How do you know which type of NDT method to use on a particular weld defect?
The type of defect, where it is located, and the material properties of the weld determine the NDT method to use. Ultrasonic testing is good for subsurface defects like cracks and voids. Radiographic testing is good for internal inconsistencies like porosity and inclusions. Magnetic particle inspection is good for surface defects on ferromagnetic materials.
How can you reduce the number of weld defects in automated welding processes?
Automated welding processes can be optimized by controlling welding parameters such as speed, heat input, and gas flow. You also need to maintain the equipment and use real-time monitoring systems to adjust parameters as needed.
How can we minimize weld defects in welding large structures?
When welding large structures, it’s important to manage thermal stress through careful pre-weld heat treatment and controlled cooling practices post-weld.
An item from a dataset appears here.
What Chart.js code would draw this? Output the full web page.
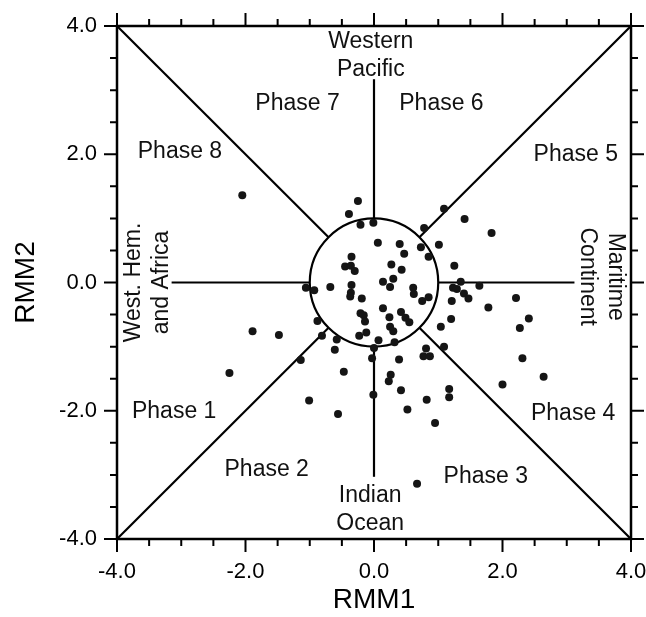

Ensuring even heat distribution and using techniques like stress-relieving and back-stepping can also prevent warpage and cracking.
How do we assess the severity of weld defects and the impact they may have on product performance?
The severity of weld defects can be assessed by analyzing the defect’s size, location, and orientation relative to the mechanical loads and stresses the component will experience. Simulation tools and failure analysis can provide insights into potential impacts on performance, helping you decide whether to repair, reject, or accept the weld.
How do you deal with compatibility issues between different materials in multi-material welding to avoid weld defects?
To deal with compatibility issues in multi-material welding, you need to select filler materials that can bond well with both base materials. You can also use interlayer techniques to help with differences in thermal expansion and optimize the welding sequence to avoid defects like cracks and lack of fusion.
In Conclusion
Knowing the defects, what causes them and how to prevent them is the key to making sure that the welded structures you build are going to be safe and last a long time. If you are always improving and following the best practices, you can make sure that you don’t fall into the trap of having a defect in your weld and causing a problem.
As we get better with technology and materials science, we are going to get better with the precision in the welding processes. The better we get with that, the less defects we are going to have.